- The Washington Times - Thursday, September 1, 2011

Voters must be feeling whiplash. This summer, the president and Congress rushed to reduce spending to tame the federal budget deficit. President Obama also pushed to increase taxes.

This autumn, the president will be pushing spending increases and both parties want tax cuts.

What? How can official Washington propose policies 180 degrees different than those it advanced a month earlier? Welcome to the pre-election silly season. Consistency has never been any politician’s strength, but complete reversals are unusual.

The nation’s long-running economic woes, however, have transformed silliness into absurdity. Decision-makers want two things they can’t have at the same time. They want to rein in annual deficits because the size of the debt has gotten out of hand. Like almost every industrialized nation, the United States has borrowed more than it can handle and its finances have reached a precarious state.

At the same time, political leaders want to stimulate the economy in order to create more jobs. Unemployment is a nagging problem that must be dealt with or else social unrest - and political upheaval - could result.

But the policy prescriptions for stimulating the economy are exactly the opposite of what would be needed to stanch the red ink. Job creation requires more federal spending and less taxing. Deficit reduction requires less spending and more taxing. How can we do both?

We can’t.

But that never stopped the people in our nation’s capital. Get ready, America, to be bamboozled again.

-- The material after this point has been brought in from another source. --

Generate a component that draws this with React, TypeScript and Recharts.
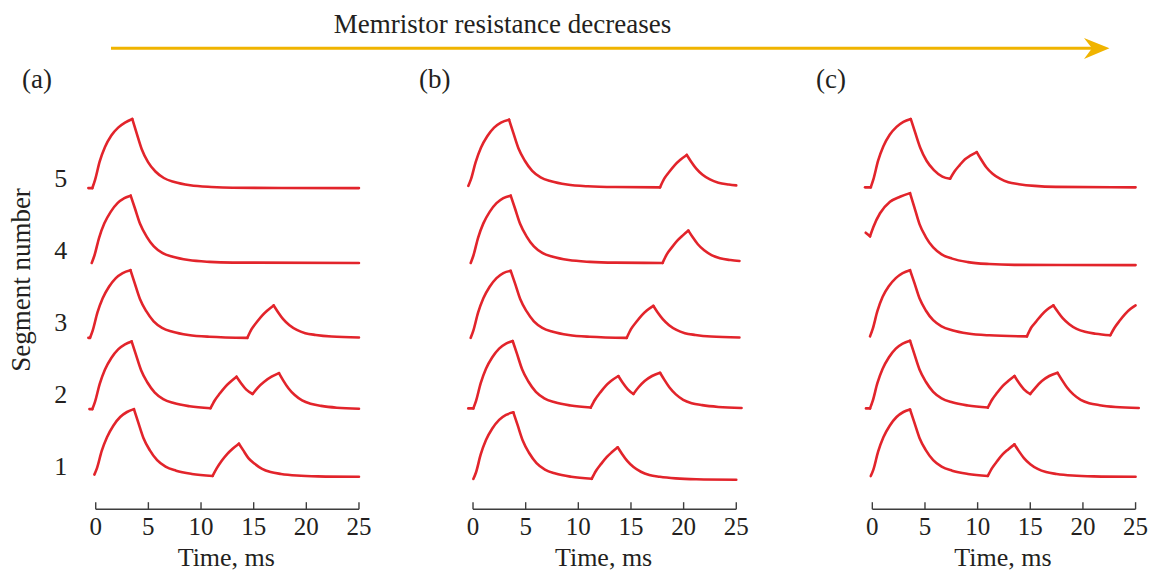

Politicians of both parties are about to have things both ways. And in the end, the hypocrisy will only make things worse. Much of the long-overdue progress on trimming the deficit will be undercut. Tax cuts and infrastructure banks will make the debt problem worse. But fiscal limits still remain, so there’s not much the politicos can do to get the economy growing robustly again.

The likely result: voter dissatisfaction and major electoral change. The public is as angry at Washington as it has ever been. Approval ratings of Congress and the president are approaching historic lows. Unless economic conditions improve, the polls are likely to go even lower.

That means the United States is probably headed for yet another throw-the-bums-out election. The president, the Republican-controlled House and the Democrat-controlled Senate could be unceremoniously replaced.

It’s also true that desperate times sometimes produce credulous voters. Their frustrations can overwhelm their common sense. That opens the way for superficially attractive politicians to take inconsistent positions and manage to attract a following. This might be one of those times. So, some people might buy the having-it-both-ways approach.

Then again, the American people are tired of hearing the same blather from insiders. The “experts” have not come up with solutions.

As a result, the election of 2012 is up for grabs. Odds at the moment favor a GOP victory. The rush of Republicans into the presidential contest is proof that a growing number of wannabes thinks voter discontent is high enough to make Mr. Obama a one-termer.

Whoever gets the nomination is going to have to move further to the edge than usual. Voters want new ideas and new leaders. Outlier thinking not only will be valued but also will be required.

Most of all, whatever is tried will have to produce real results. Talk is no longer adequate. The powers that be will have to pick a goal and make tangible progress getting there.

The successful candidates for president will draw the line at know-nothing solutions and reject glib rhetoric that does nothing but stir up the mob. They also will have to choose. They can either to stick to their guns on deficit reduction or go in a big way for government-expanding economic stimulation. Going just halfway in either direction is a good way to be shown to the door.

Jeffrey Birnbaum is a Washington Times columnist, a Fox News contributor and president of BGR Public Relations.